If a brand steward does not start the day in Love with a brand, by the time that apathy translates and diffuses itself into a campaign of communication tactics, Like is not going to be there with the public. Better the executives hand in the baton and give the assignment to someone else who might find a way to convince themselves there is light ahead, yet throwing yourself on the sword for lack of conviction is not a road well-traveled in business. Instead it is likely that these brands will die, even though they could fight on, because no one behind them has the Love to fight. I wonder if the CEOs at the top of these companies know their chief lieutenants have already surrendered to creative destruction rather than rallied to next generation rebirth. Even if the beaten executives are right and the brand is destined to die, shouldn’t someone else who doesn’t believe that be given the chance to prove otherwise—to try with honest enthusiasm to wrestle imagination and go a different route that might just work despite the naysayers? Perhaps some of the CEOs are biding time as well, but my sense is most of those wouldn’t last too long in a board meeting. Love has to be real, and it has to start at the top.

Can someone in a marketing job walk away nobly from a lack of Love? Sometimes I think it is necessary and essential. A very successful friend recalled for me recently how early in her career she was working for a multi-national corporation on a vastly successful billion dollar brand that had of late stalled in its growth, years after it had gone wild and saturated market share. The team brainstormed and came to the conclusion that to reignite growth, marketing programs would have to implicitly suggest that the brand being marketed met the needs of a more healthful alternative already for sale, and that by shifting use from the believed healthful product to the growing brand, nothing would be lost and everything would be gained.

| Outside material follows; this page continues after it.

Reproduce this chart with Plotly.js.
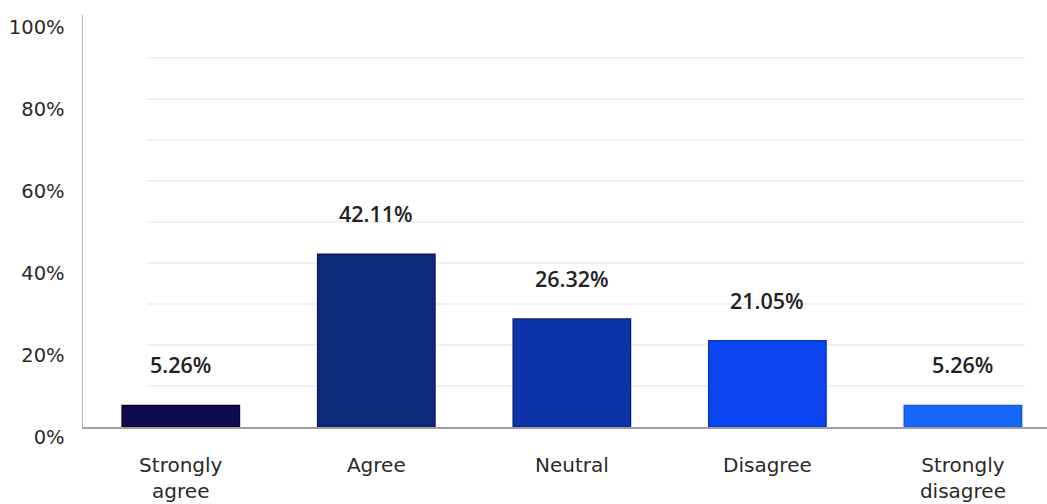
<!DOCTYPE html>
<html>
<head>
<meta charset="utf-8">
<script src="https://cdn.plot.ly/plotly-3.0.1.min.js"></script>
<style>html,body{margin:0;padding:0;background:#fff;}#chart{width:1047px;height:504px;}</style>
</head>
<body>
<div id="chart"></div>
<script>
const categories = ["Strongly<br>agree", "Agree", "Neutral", "Disagree", "Strongly<br>disagree"];
const values = [5.26, 42.11, 26.32, 21.05, 5.26];
const valueLabels = ["5.26%", "42.11%", "26.32%", "21.05%", "5.26%"];
const barColors = ["#0e0c4f", "#0c2a7c", "#0c34a8", "#0c46f2", "#1868fb"];
const barEdges = ["#07052c", "#081b58", "#082586", "#0836c8", "#1155e0"];
const tickVals = [0, 20, 40, 60, 80, 100];
const tickText = ["0%", "20%", "40%", "60%", "80%", "100%"];
const gridVals = [10, 20, 30, 40, 50, 60, 70, 80, 90];

const trace = {
  type: "bar",
  x: categories,
  y: values,
  width: 0.6,
  marker: {color: barColors, line: {color: barEdges, width: 1.5}},
  hoverinfo: "skip"
};

const annotations = categories.map((c, i) => ({
  x: c, y: values[i], xref: "x", yref: "y",
  text: valueLabels[i], showarrow: false,
  yanchor: "bottom", yshift: 24,
  font: {family: "Open Sans, sans-serif", size: 21.5, color: "#222", weight: 600}
}));

const shapes = gridVals.map(v => ({
  type: "line", xref: "paper", yref: "y",
  x0: 0.066, x1: 0.977, y0: v, y1: v,
  line: {color: "#ebebeb", width: 1.5}, layer: "below"
}));

const layout = {
  width: 1047, height: 504,
  margin: {l: 83, r: 0, t: 15, b: 77},
  paper_bgcolor: "#fff", plot_bgcolor: "#fff",
  showlegend: false,
  bargap: 0.4,
  xaxis: {
    type: "category",
    range: [-0.5, 4.43],
    showgrid: false, zeroline: false,
    showline: true, linecolor: "#a0a0a0", linewidth: 1.5,
    ticks: "", ticklabelstandoff: 19,
    tickfont: {family: "DejaVu Sans, sans-serif", size: 20, color: "#2a2a2a"}
  },
  yaxis: {
    range: [0, 100.5],
    tickvals: tickVals, ticktext: tickText,
    showgrid: false, zeroline: false,
    showline: true, linecolor: "#b5b5b5", linewidth: 1.5,
    ticks: "", ticklabelstandoff: 13, ticklabelshift: 10,
    tickfont: {family: "DejaVu Sans, sans-serif", size: 19.5, color: "#2a2a2a"}
  },
  annotations: annotations,
  shapes: shapes
};

Plotly.newPlot("chart", [trace], layout, {staticPlot: true, displayModeBar: false});
</script>
</body>
</html>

Mind you, nothing illegal was being plotted and the campaign would by default have to meet truth in advertising laws, but the very idea that the only way to grow the brand was to pull attention from a more healthy alternative did not sit well with my friend. She understood the strategy, but she fell out of Love, and even out of Like. She did the right thing and left the company. Today she runs her own company and I can tell you this—she Loves her brand.

Remember this: a brand is not a logo or a trademark or a pithy name—a brand is a promise. You can stop loving a product line because it needs to change, indeed loving a product line too much can be a trap, but products are directed to evolve because loving the brand is a driving force. A brand is a set of choices that begins and ends with meeting customer needs. The branding process begins with ideation, continues through product development, then translates into communication (these days bidirectional feedback loops, like we see in social media, more than soap box broadcasting) and ultimately does or doesn’t result in customer loyalty. When you make a promise to your customers, you are obliged to make good on that promise. My sense is for that to happen repeatedly and predictably, if you are part of the creative cycle, you must Love, Love, Love your brands. If you don’t, no one else will.

If for some chronic reason you’re convinced a brand truly is at end of life, the right thing to do is protect working capital and advocate to take it out of commission mercifully. It is wrong to shovel high-priced coal into an engine you believe will no longer run because you’re pretending to believe a directive handed down that you knowingly disavow. Don’t try to fake it! If you don’t Love your brand, go find another that you can Love. If you are biding your time waiting to be found out, don’t worry, you will be found out. Your customers will do that for you. You need their Like. They deserve your Love.

Love, Love, Love.

11 thoughts on “Like Is Not Enough

  1. Great article. I conduct a lot of audience research and have found that while respondents can “like” a lot of brands, they “love” far fewer. Getting them to “love” is far more difficult and yet far more rewarding. Thanks, Ken. Great article.